Une partie des spectateurs continue toutefois à regarder la série, comme un plaisir coupable ou en s’accrochant encore à l’idée de la métaphore sociale, jusqu’à la fin. Soit jusqu’au terme d’une médiocre saison 7 qui culmine avec un affrontement épique, avant un dénouement frustrant. Nous n’en dirons évidemment rien : libre à vous de regarder la vidéo ci-dessous si vous voulez découvrir la scène. Cette dernière séquence, happy ending d’une fadeur absolue et en décalage avec le reste, a en tous cas déçu de nombreux fans (et ce, bien qu’Alan Ball s’en défende encore bec et ongles). Une fin anémique d’autant plus regrettable que True Blood avait su apporter du sang frais à la fiction fantastique.
Lorsqu’on regarde aujourd’hui les deux ou trois premières saisons, on se dit que True Blood aurait pu prétendre au statut de série-culte ; la baisse de qualité du scénario et la manière dont la série devient peu à peu une caricature d’elle-même l’en ont empêché.

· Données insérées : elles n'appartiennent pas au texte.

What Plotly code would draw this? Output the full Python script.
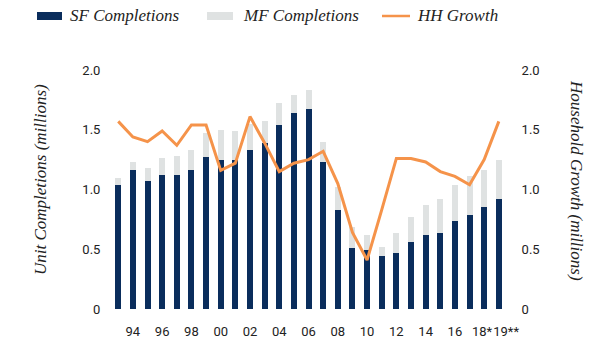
import plotly.graph_objects as go

# Housing completions vs. household formation, 1993-2019 (millions)
years = list(range(1993, 2020))
sf_completions = [1.04, 1.16, 1.07, 1.12, 1.12, 1.16, 1.27, 1.25, 1.25, 1.33, 1.39, 1.54, 1.64, 1.67,
                  1.23, 0.83, 0.51, 0.49, 0.44, 0.47, 0.56, 0.62, 0.64, 0.74, 0.79, 0.85, 0.92]
total_completions = [1.10, 1.23, 1.18, 1.26, 1.28, 1.33, 1.47, 1.50, 1.49, 1.55, 1.57, 1.72, 1.79, 1.83,
                     1.40, 1.02, 0.69, 0.62, 0.52, 0.64, 0.77, 0.87, 0.92, 1.04, 1.11, 1.16, 1.25]
mf_completions = [round(t - s, 2) for t, s in zip(total_completions, sf_completions)]
hh_growth = [1.57, 1.44, 1.40, 1.49, 1.37, 1.54, 1.54, 1.16, 1.22, 1.61, 1.39, 1.15, 1.22, 1.25,
             1.32, 1.05, 0.64, 0.41, 0.83, 1.26, 1.26, 1.23, 1.15, 1.11, 1.04, 1.25, 1.57]

# the two forecast-year labels sit nudged apart so they don't collide
x_tick_vals = [1994, 1996, 1998, 2000, 2002, 2004, 2006, 2008, 2010, 2012, 2014, 2016, 2017.85, 2019.5]
x_tick_text = ["94", "96", "98", "00", "02", "04", "06", "08", "10", "12", "14", "16", "18*", "19**"]
y_tick_vals = [0, 0.5, 1.0, 1.5, 2.0]
y_tick_text = ["0", "0.5", "1.0", "1.5", "2.0"]

NAVY = "#0a2d5c"
GREY = "#dfe2e2"
ORANGE = "#f5934a"
SERIF = "Liberation Serif, DejaVu Serif, serif"
SANS = "Roboto, Open Sans, DejaVu Sans, sans-serif"

L, R, T, B, W, H = 108, 84, 70, 34, 596, 343
PW, PH = W - L - R, H - T - B


def px_x(x):
    return (x - L) / PW


def px_y(y):
    return (H - B - y) / PH


fig = go.Figure()
fig.add_trace(go.Bar(x=years, y=sf_completions, name="SF Completions",
                     marker=dict(color=NAVY, line=dict(width=0)), width=0.41))
fig.add_trace(go.Bar(x=years, y=mf_completions, name="MF Completions",
                     marker=dict(color=GREY, line=dict(width=0)), width=0.41))
fig.add_trace(go.Scatter(x=years, y=hh_growth, name="HH Growth", mode="lines",
                         line=dict(color=ORANGE, width=3), yaxis="y2"))

# Hand-placed legend row across the top
legend_items = [
    ("SF Completions", NAVY, "rect", 37, 62, 68),
    ("MF Completions", GREY, "rect", 207, 233, 241),
    ("HH Growth", ORANGE, "line", 382, 410, 415),
]
shapes = []
annotations = []
for label, color, kind, x0, x1, tx in legend_items:
    if kind == "rect":
        shapes.append(dict(type="rect", xref="paper", yref="paper",
                           x0=px_x(x0), x1=px_x(x1), y0=px_y(20), y1=px_y(12),
                           fillcolor=color, line=dict(width=0)))
    else:
        shapes.append(dict(type="line", xref="paper", yref="paper",
                           x0=px_x(x0), x1=px_x(x1), y0=px_y(16), y1=px_y(16),
                           line=dict(color=color, width=2.5)))
    annotations.append(dict(text=label, xref="paper", yref="paper",
                            x=px_x(tx), y=px_y(16),
                            xanchor="left", yanchor="middle", showarrow=False,
                            font=dict(family=SERIF, size=17, color="#222222",
                                      style="italic")))

annotations.append(dict(text="Unit Completions (millions)", xref="paper", yref="paper",
                        x=px_x(40), y=px_y(180), textangle=-90,
                        xanchor="center", yanchor="middle", showarrow=False,
                        font=dict(family=SERIF, size=17, color="#222222", style="italic")))
annotations.append(dict(text="Household Growth (millions)", xref="paper", yref="paper",
                        x=px_x(577), y=px_y(180), textangle=90,
                        xanchor="center", yanchor="middle", showarrow=False,
                        font=dict(family=SERIF, size=17, color="#222222", style="italic")))

axis_font = dict(family=SANS, size=13, color="#222222")
fig.update_layout(
    width=W, height=H,
    margin=dict(l=L, r=R, t=T, b=B),
    paper_bgcolor="white", plot_bgcolor="white",
    barmode="stack", showlegend=False,
    shapes=shapes, annotations=annotations,
    xaxis=dict(range=[1992.3, 2019.9], tickvals=x_tick_vals, ticktext=x_tick_text,
               showgrid=False, zeroline=False, showline=False, automargin=False,
               ticks="outside", ticklen=10, tickcolor="rgba(0,0,0,0)",
               tickfont=axis_font, tickangle=0),
    yaxis=dict(range=[0, 2], tickvals=y_tick_vals, ticktext=y_tick_text,
               showgrid=False, zeroline=False, showline=False, automargin=False,
               ticks="outside", ticklen=4, tickcolor="rgba(0,0,0,0)",
               tickfont=axis_font),
    yaxis2=dict(range=[0, 2], tickvals=y_tick_vals, ticktext=y_tick_text,
                overlaying="y", side="right", automargin=False,
                showgrid=False, zeroline=False, showline=False,
                ticks="outside", ticklen=6, tickcolor="rgba(0,0,0,0)",
                tickfont=axis_font),
)

fig.write_html("out.html")
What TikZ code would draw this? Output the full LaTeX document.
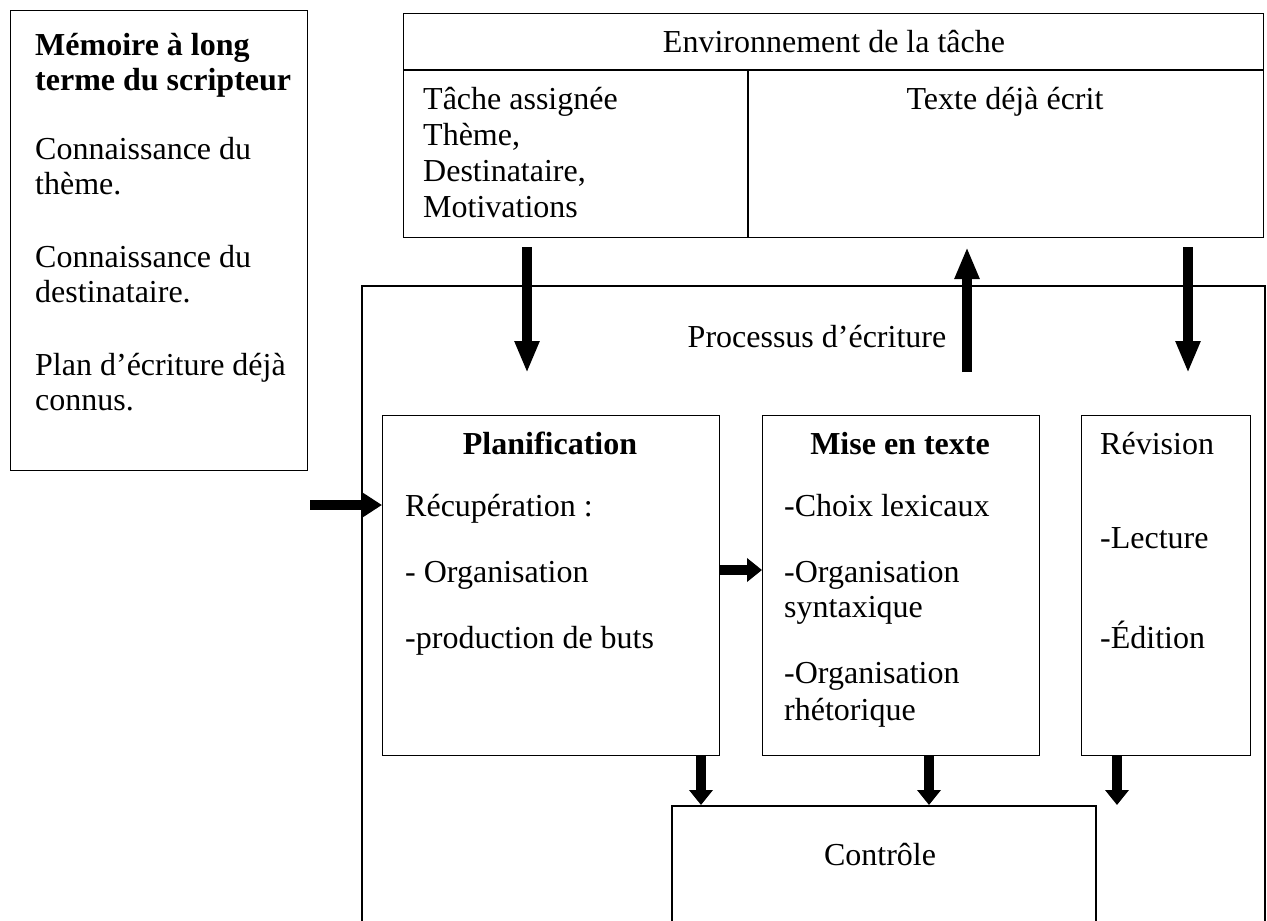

True Blood reste toutefois une série qui mérite le détour. Pour son mélange d’horreur, d’ironie et de romance érotique ; pour le message et la critique sociale sous-jacents ; pour son incroyable galerie de personnages ; pour Alexander Skarsgard, excellent dans le rôle du vampire Eric Northman ; pour les séquences spectaculaires et les cliffhangers souvent époustouflants ; enfin pour son esthétique et sa frénésie hallucinante. Une série au sang chaud qui, malgré ses défauts, a de quoi rendre accro les mordus d’histoires de vampires.